I read this earlier this morning:
http://online.wsj.com/article/SB10001424052970204770404577080570335788452.html?mod=WSJ_Tech_RIGHTTopCarousel_1
and considered what I have seen over the last few years in terms of business internet usage. I exclude myself from this consideration because I don't think I know anyone who uses the telephone (fixed line or mobile) less than I do or uses email more. I do this because I prefer the 'audit trail' of email compared to the lack of a 'audit trail' with phone calls and I have got in to the habit of seldom turning my mobile on except when I want to make a call - which is rarely.
So I found the article interesting in its dissection of reply patterns and just general timings. I have read two other articles recently on the 'demise' of email caused by social texting which were just garbage opinion pieces (as this article is largely restricted to being) with no possibility of ever acquiring the research to support the views expressed - how could you ever attempt to measure the comparative usage changes in email and text across any population sector? Obviously you can't do that in any meaningful way. So whether the desire for various sections of any population to 'text' (strange how a noun has morphed into an adjective or adverb in current usage again demonstrating the paucity of education in these barbaric times) various 'friends' constantly during the day and night has changed their business email usage is impossible to gauge - as the two correspondents are totally different it would seem highly unlikely....at least to me.
Email serves an obvious and immediately useful purpose - communicating with other people in business immediately and easily. It's replacement of Australia Post is equally obvious and the changes in the speed of iterative correspondence cannot be underestimated. A telephone call cannot provide an adequate substitute and a written 'letter' cannot begin to be as efficient. Over the past 20 years (since OzEmail/Malcom Turnbull/Etc recognised the need to introduce the concept in to Australia) email has dominated the ways all business operate to a degree that is impossible to estimate. Just how would any business operate in Australia today without email? It certainly couldn't use SMS or 'texting'. Not since the four posts a day stage of the UK postal system has their been any reason for something like email to exist -it beggars the imagination that you could once exchange correspondence with someone via the early morning, 11 am, afternoon and evening post if you were in the same city/town which, in those days, would have taken care of most business dealing let alone personal correspondence. deleted.
I have to confess that I have never actually sent an SMS and the few I have received I have simply deleted. I understand my peculiarities are totally irrelevant to the ongoing development of instant communications. What I do wonder is just how far SMS/its equivalents will develop from here into the medium term future. Will SMS last two or so centuries as postage did?
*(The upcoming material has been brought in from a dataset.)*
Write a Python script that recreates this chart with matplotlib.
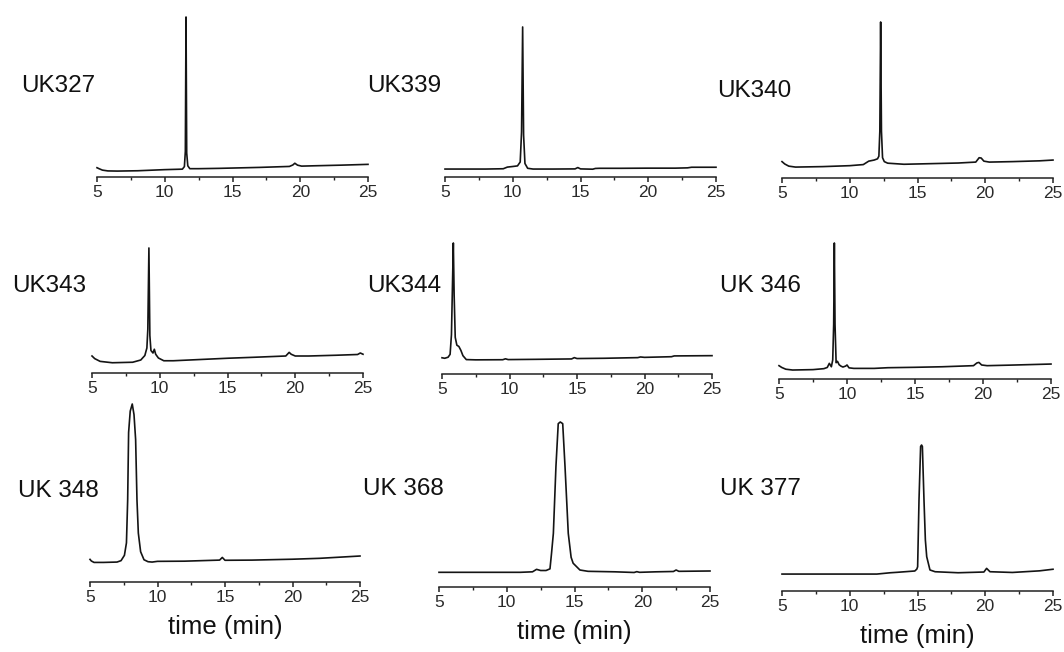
import matplotlib
matplotlib.use("Agg")
import matplotlib.pyplot as plt
from matplotlib.ticker import MultipleLocator

plt.rcParams["font.family"] = ["Liberation Sans", "DejaVu Sans"]

# retention time (min) and detector signal (% of panel full scale)
uk327_t = [5.0, 5.15, 5.4, 5.8, 6.5, 8.0, 10.0, 11.3, 11.45, 11.52, 11.57, 11.62, 11.7, 11.85,
           12.5, 14.0, 15.0, 17.0, 19.2, 19.45, 19.6, 19.8, 20.1, 21.0, 23.0, 25.0]
uk327_y = [5.8, 5.2, 4.3, 3.8, 3.7, 3.9, 4.6, 4.9, 6.5, 16, 100, 15, 7, 5.2,
           5.2, 5.4, 5.6, 6.0, 6.6, 7.5, 8.6, 7.4, 6.8, 7.0, 7.4, 7.9]

uk339_t = [5.0, 6.0, 8.0, 9.3, 9.6, 10.0, 10.35, 10.55, 10.65, 10.73, 10.8, 10.9, 11.1, 11.5,
           13.0, 14.6, 14.8, 15.0, 15.9, 16.1, 16.4, 18.0, 20.0, 22.0, 22.9, 23.2, 25.0]
uk339_y = [5.3, 5.3, 5.3, 5.5, 6.6, 7.0, 7.4, 10, 30, 100, 28, 9, 5.8, 5.3,
           5.3, 5.4, 6.3, 5.4, 5.2, 5.7, 5.8, 5.8, 5.9, 5.9, 6.1, 6.5, 6.5]

uk340_t = [5.0, 5.2, 5.5, 6.0, 8.0, 10.0, 11.0, 11.4, 11.8, 12.05, 12.15, 12.22, 12.28, 12.34,
           12.42, 12.55, 12.8, 14.0, 16.0, 18.0, 19.3, 19.55, 19.7, 19.9, 20.3, 22.0, 24.0, 25.0]
uk340_y = [10.5, 9.0, 7.6, 7.0, 7.3, 7.9, 8.6, 10.8, 11.5, 12.3, 14, 30, 100, 30,
           13, 10.5, 9.5, 8.8, 9.2, 9.6, 10.2, 13, 12.8, 10.8, 10.2, 10.5, 11.0, 11.5]

uk343_t = [5.0, 5.2, 5.6, 6.5, 8.0, 8.6, 8.9, 9.05, 9.12, 9.2, 9.27, 9.35, 9.5, 9.6, 9.7,
           9.9, 10.3, 11.0, 13.0, 15.0, 17.0, 19.3, 19.55, 19.7, 20.0, 21.0, 23.0, 24.6, 24.8, 25.0]
uk343_y = [13.6, 11.5, 9.3, 8.2, 8.6, 10.4, 14, 20, 35, 100, 30, 18, 16, 19, 15,
           12, 9.8, 9.8, 10.8, 11.8, 12.6, 13.6, 16.5, 15.0, 13.6, 13.6, 14.2, 14.8, 16, 15]

uk344_t = [5.0, 5.2, 5.45, 5.6, 5.7, 5.78, 5.84, 5.9, 5.98, 6.1, 6.25, 6.4, 6.55, 6.8, 7.5,
           9.5, 9.7, 9.9, 12.0, 14.6, 14.8, 15.0, 17.0, 19.5, 19.7, 20.0, 22.0, 22.2, 25.0]
uk344_y = [12.4, 12.0, 12.8, 15, 30, 70, 100, 60, 28, 22, 21, 18, 14, 11, 10.8,
           10.9, 11.6, 11.0, 11.2, 11.5, 12.5, 11.8, 12.0, 12.5, 13.0, 12.7, 13.2, 13.8, 14.0]

uk346_t = [5.0, 5.2, 5.5, 6.0, 7.5, 8.3, 8.55, 8.7, 8.85, 8.95, 9.02, 9.07, 9.12, 9.2, 9.3,
           9.42, 9.55, 9.7, 9.9, 10.0, 10.15, 10.5, 12.0, 13.0, 15.0, 17.0, 19.3, 19.55, 19.7,
           19.9, 20.3, 22.0, 25.0]
uk346_y = [9.8, 8.5, 7.2, 6.6, 6.9, 7.6, 8.5, 11.5, 9.0, 14, 40, 100, 40, 12, 13,
           10.5, 9.5, 8.8, 9.5, 10.3, 8.2, 7.8, 7.8, 8.3, 8.6, 9.0, 9.8, 11.8, 12.2,
           10.3, 9.8, 10.2, 11.0]

uk348_t = [5.0, 5.1, 5.3, 6.0, 7.0, 7.3, 7.55, 7.7, 7.79, 7.86, 7.98, 8.13, 8.26, 8.38,
           8.48, 8.58, 8.75, 9.0, 9.3, 9.6, 10.0, 12.0, 14.6, 14.8, 15.0, 17.0, 20.0, 22.0, 25.0]
uk348_y = [12.7, 11.8, 11.0, 11.0, 11.2, 12.0, 15, 22, 46, 84, 96, 100, 94, 80,
           46, 27.5, 17, 12.5, 11.4, 11.2, 11.6, 11.7, 12.3, 13.8, 12.2, 12.3, 12.8, 13.3, 14.6]

uk368_t = [5.0, 8.0, 11.0, 11.9, 12.2, 12.5, 12.9, 13.19, 13.3, 13.44, 13.63, 13.8, 13.95, 14.13,
           14.3, 14.54, 14.75, 14.9, 15.4, 16.0, 18.0, 19.4, 19.6, 19.8, 21.0, 22.3, 22.5, 22.7, 25.0]
uk368_y = [8.9, 8.9, 8.9, 9.2, 10.7, 10.0, 10.0, 11, 20, 32.5, 73, 99, 100, 99,
           73, 32.5, 18, 14.4, 10.3, 9.5, 9.2, 8.8, 9.3, 8.9, 9.2, 9.4, 10.3, 9.5, 9.7]

uk377_t = [5.0, 8.0, 10.0, 12.0, 13.0, 13.5, 14.8, 14.95, 15.01, 15.11, 15.23, 15.3, 15.36,
           15.48, 15.58, 15.68, 15.92, 16.3, 18.0, 19.9, 20.1, 20.35, 22.0, 24.0, 25.0]
uk377_y = [11.6, 11.6, 11.6, 11.6, 12.5, 12.8, 13.7, 15, 16.6, 62, 99, 100, 99,
           62, 35, 23.5, 14.4, 13.2, 12.5, 13.0, 15.5, 13.2, 12.7, 13.8, 14.9]

names = ["UK327", "UK339", "UK340", "UK343", "UK344", "UK 346", "UK 348", "UK 368", "UK 377"]
times = [uk327_t, uk339_t, uk340_t, uk343_t, uk344_t, uk346_t, uk348_t, uk368_t, uk377_t]
signals = [uk327_y, uk339_y, uk340_y, uk343_y, uk344_y, uk346_y, uk348_y, uk368_y, uk377_y]
xticks = [5, 10, 15, 20, 25]

W, H = 1064, 652
# panel boxes in pixels: left, right, axis line y, top y
boxes = [(97, 368, 177, 17), (445, 716, 177, 27), (782, 1053, 178, 22),
         (92, 363, 373, 248), (442, 712, 374, 243), (779, 1051, 379, 243),
         (90, 360, 582, 404), (439, 710, 587, 422), (782, 1053, 591, 445)]
# sample name anchors: left x, baseline y
name_pos = [(21, 92), (367, 92), (717, 97), (12, 292), (367, 292), (720, 292),
            (18, 497), (363, 495), (720, 495)]

fig = plt.figure(figsize=(W / 100, H / 100), dpi=100)

for i, (name, t, y) in enumerate(zip(names, times, signals)):
    l, r, b, top = boxes[i]
    ax = fig.add_axes([l / W, 1 - b / H, (r - l) / W, (b - top) / H])
    ax.plot(t, y, color="#141414", lw=1.2, clip_on=False)
    ax.set_xlim(5, 25)
    ax.set_ylim(0, 100)
    for s in ("left", "right", "top"):
        ax.spines[s].set_visible(False)
    ax.spines["bottom"].set_linewidth(1.1)
    ax.spines["bottom"].set_color("#222222")
    ax.set_yticks([])
    ax.set_xticks(xticks)
    ax.xaxis.set_minor_locator(MultipleLocator(2.5))
    ax.tick_params(axis="x", which="major", direction="out", length=3.5, width=1.1,
                   color="#222222", labelsize=12.5, pad=2.5, labelcolor="#2a2a2a")
    ax.tick_params(axis="x", which="minor", direction="out", length=2, width=1.0,
                   color="#222222")
    ax.patch.set_visible(False)
    if i >= 6:
        ax.set_xlabel("time (min)", fontsize=18.5, labelpad=7, color="#111111")

    nx, ny = name_pos[i]
    fig.text(nx / W, 1 - ny / H, name, fontsize=17.5, va="baseline", ha="left",
             color="#111111")

fig.savefig("out.png", dpi=100)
Does SMS have any truly long standing usefulness other than conveying notice of being late for 'face to face' meetings? I now work with people who seem to receive a stream of, I assume purely personal, 'messages' in meetings, during lunch and when you are talking to them at their desk or in the street. Many of them consider it to be perfectly OK to not only read the messages but then reply to them while you are engaged in talking to them. I wonder how long their 'face to face' interlocuters will put up with this gross rudeness before they snatch the offending device and hurl it to the ground and then stamp on the pieces?
Then again, perhaps everyone else in the world except for me has the mental capacity to 'converse' on two completely different subjects simultaneously.